Ringfort (Rath), Shanaclogh By.), Co. Cork

Across the west Cork countryside, ringforts, known in Irish as raths, are among the most common early medieval monuments, built as enclosed farmsteads typically between the sixth and tenth centuries.

This one, in the townland of Shanaclogh, is modest in most respects but quietly complicated in its construction, as though whoever built it adapted the standard plan to suit the particular demands of the ground beneath them.
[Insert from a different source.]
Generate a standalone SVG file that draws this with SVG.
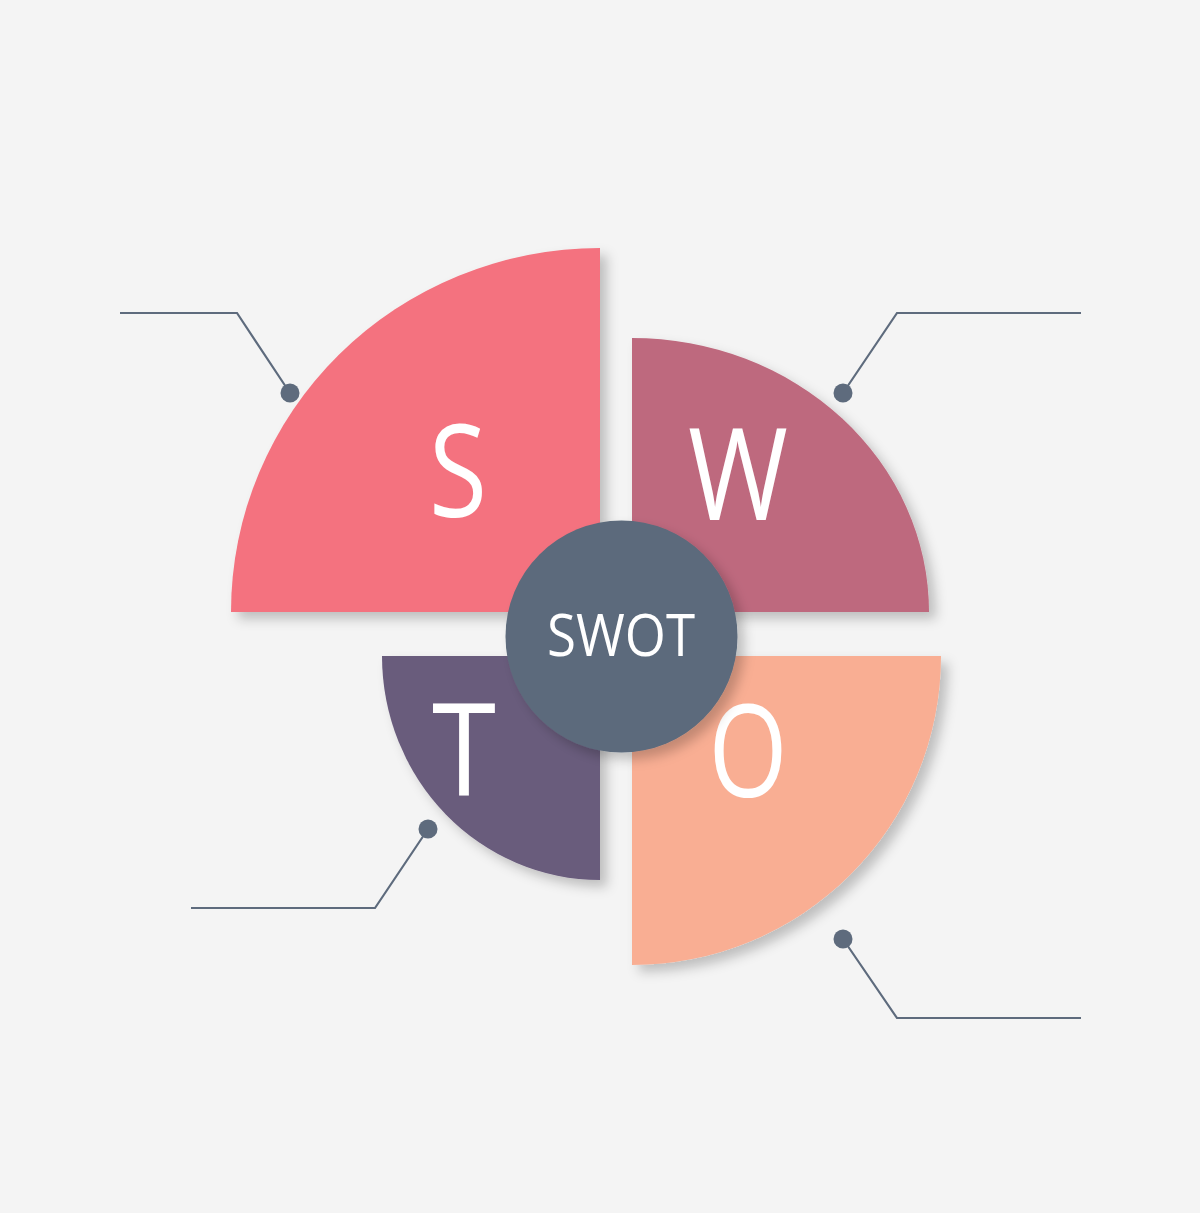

The enclosure is roughly circular, measuring just under thirty metres across in each direction, and sits on a gentle south-east-facing slope in what is now pasture. To the south and south-east, the builders followed the conventional approach: two earthen banks separated by a fosse, that is, a ditch dug to reinforce the barrier, with a further external fosse about a metre deep beyond that. But moving around to the west and north, the arrangement changes. The intervening fosse and outer bank are replaced by a berm, a flat shelf of ground roughly five metres wide, which offers separation without the full double-bank-and-ditch treatment. To the north-east, both banks are consolidated into a single large earthen bank standing 2.6 metres high, a considerable mass of earth for what might otherwise seem a modest site. Large boulders have been dumped into the outer fosse on the western and northern sides, possibly to shore it up or perhaps deposited during later agricultural clearance. Running through the interior, cultivation ridges on a north-north-west to south-south-east axis suggest the enclosed space was worked as tillage ground at some point, a common secondary use of ringfort interiors long after they ceased to function as defended homesteads.

What makes this site worth pausing over is the way its defences vary so deliberately around the circuit. The asymmetry is not neglect or erosion. The south-east-facing slope and the changing terrain likely drove decisions about where to pile earth high and where a berm would suffice, producing a structure that reads, up close, more like a piece of practical problem-solving than a formulaic fortification.